I root through property descriptions daily, in print and online. Many are colossally unimaginative, and more than a smattering resort to the 'tired trinity': close to schools, shopping, and transportation.

Close to Schools. It's Los Angeles, there's schools flippin' everywhere. LAUSD alone operates 658 campuses. One online source lists over 100 private K-12's. Throw in a few hundred pre-schools and few hundred colleges, from Pacific States University to the American Film Institute to Cleveland Chiropractic College, and you get the picture.  Pick a Thomas Guide page, any Thomas Guide page, there's enough flags to fill the U.N. lobby.

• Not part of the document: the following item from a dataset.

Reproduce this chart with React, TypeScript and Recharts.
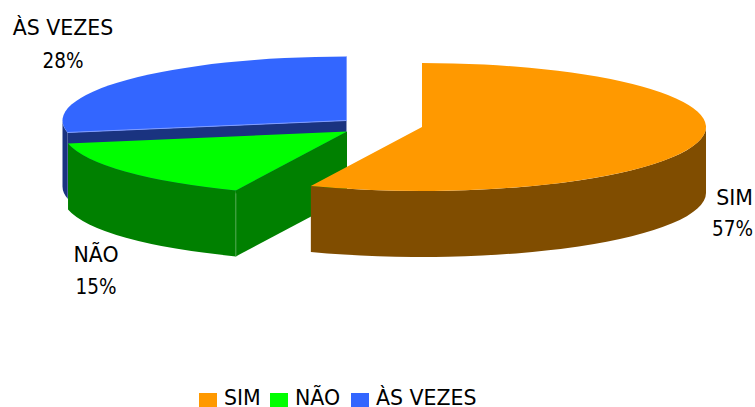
import React from 'react';
import { PieChart, Pie, Legend } from 'recharts';

const categories = ['SIM', 'NÃO', 'ÀS VEZES'];
// slice sizes as measured on the drawing; the printed figures are rounded by the original chart
const shares = [56.4, 15.6, 28];
const printedPercents = ['57%', '15%', '28%'];
const topColors = ['#FF9900', '#00FF00', '#3366FF'];
const wallColors = ['#804D00', '#008000', '#1A3380'];
// how far each slice is pulled out of the pie
const explodeX = [27, -48, -48.5];
const explodeY = [2, 6.5, -4.5];
// where the data labels sit
const labelX = [734.5, 96, 63];
const nameY = [205, 262, 35];
const percentY = [236, 294, 68];
const legendX = [199, 270, 351];

const WIDTH = 755;
const HEIGHT = 407;
const TILT = 64 / 284;
const DEPTH = 66;
const FONT = '"DejaVu Sans", sans-serif';
const DIGIT_FONT = '"DejaVu Sans Condensed", "DejaVu Sans", sans-serif';
const FONT_SIZE = 20.5;

// slices are painted back to front, so the table runs opposite to the legend
const pieData = categories
  .map((name, i) => ({ name, value: shares[i], fill: topColors[i] }))
  .reverse();

function Slice3D(props: any) {
  const { cx, cy, outerRadius, startAngle, endAngle, name } = props;
  const i = categories.indexOf(name);
  const ox = cx + explodeX[i];
  const oy = cy + explodeY[i];
  const rx = outerRadius;
  const ry = outerRadius * TILT;
  const px = (a: number) => ox + rx * Math.cos((a * Math.PI) / 180);
  const py = (a: number) => oy - ry * Math.sin((a * Math.PI) / 180);
  const large = endAngle - startAngle > 180 ? 1 : 0;

  const top = `M${ox},${oy} L${px(startAngle)},${py(startAngle)} A${rx},${ry} 0 ${large} 0 ${px(endAngle)},${py(endAngle)} Z`;
  const wall = `M${ox},${oy} L${px(endAngle)},${py(endAngle)} v${DEPTH} L${ox},${oy + DEPTH} Z`;

  const from = Math.max(startAngle, 180);
  const to = Math.min(endAngle, 360);
  const rim =
    to > from
      ? `M${px(from)},${py(from)} A${rx},${ry} 0 0 0 ${px(to)},${py(to)} v${DEPTH} A${rx},${ry} 0 0 1 ${px(from)},${py(from) + DEPTH} Z`
      : null;

  return (
    <g>
      <path d={wall} fill={wallColors[i]} />
      {rim && <path d={rim} fill={wallColors[i]} />}
      <path d={top} fill={topColors[i]} />
      {name === 'ÀS VEZES' && (
        <path
          d={`M${px(endAngle)},${py(endAngle)} L${ox},${oy} V${py(startAngle)}`}
          fill="none"
          stroke="#7F9CFF"
          strokeWidth={1}
        />
      )}
      {name === 'NÃO' && (
        <path
          d={`M${px(endAngle)},${py(endAngle) + 3} v${DEPTH - 3}`}
          stroke="#4DA64D"
          strokeWidth={1}
        />
      )}
    </g>
  );
}

function SliceLabel(props: any) {
  const i = categories.indexOf(props.name);
  return (
    <text fontSize={FONT_SIZE} fill="#000" textAnchor="middle">
      <tspan x={labelX[i]} y={nameY[i]} fontFamily={FONT}>{props.name}</tspan>
      <tspan x={labelX[i] - (i === 0 ? 2 : 0)} y={percentY[i]} fontFamily={DIGIT_FONT}>{printedPercents[i]}</tspan>
    </text>
  );
}

function ChartLegend() {
  return (
    <div style={{ position: 'absolute', left: 0, top: 386, width: WIDTH, height: 21, fontFamily: FONT, fontSize: FONT_SIZE, lineHeight: '21px', color: '#000', whiteSpace: 'nowrap' }}>
      {categories.map((name, i) => (
        <div key={name} style={{ position: 'absolute', left: legendX[i], top: 0 }}>
          <span style={{ position: 'absolute', left: 0, top: 7, width: 18, height: 14, background: topColors[i] }} />
          <span style={{ position: 'absolute', left: 25, top: 2 }}>{name}</span>
        </div>
      ))}
    </div>
  );
}

export default function App() {
  return (
    <div style={{ position: 'absolute', left: 0, top: 0, width: WIDTH, height: HEIGHT, overflow: 'hidden', background: '#fff' }}>
      <PieChart width={WIDTH} height={HEIGHT} margin={{ top: 0, right: 0, bottom: 0, left: 0 }}>
        <Pie
          data={pieData}
          dataKey="value"
          nameKey="name"
          cx={395}
          cy={125}
          outerRadius={284}
          startAngle={90}
          endAngle={450}
          stroke="none"
          shape={Slice3D}
          label={SliceLabel}
          labelLine={false}
          isAnimationActive={false}
        />
        <Legend content={ChartLegend} wrapperStyle={{ position: 'static' }} />
      </PieChart>
    </div>
  );
}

Close to transportation, you mean a busline? Wow, welcome to the greater basin, beaches, foothills, and valleys. The Metropolitan Transit Agency web-site lists 200 express, local, limited, shuttle & circulator lines.  Even the seemingly insufficient MTA rail system stretches over 73 miles (soon to be 80 with 2009's Gold Line extension), to say nothing of Metrolink commuter trains.  

Shopping? Commerce, in the city that drove a retailing revolution? A mere place to spend money? Ninety-nine cent stores?  Lazybones corner market?  Tacos de Adam?  

Really, isn't some of the most desirable real estate, deep in the canyons, high in the hills, sequestered at the cul de sac's end, the furthest from schools, transportation, and shopping?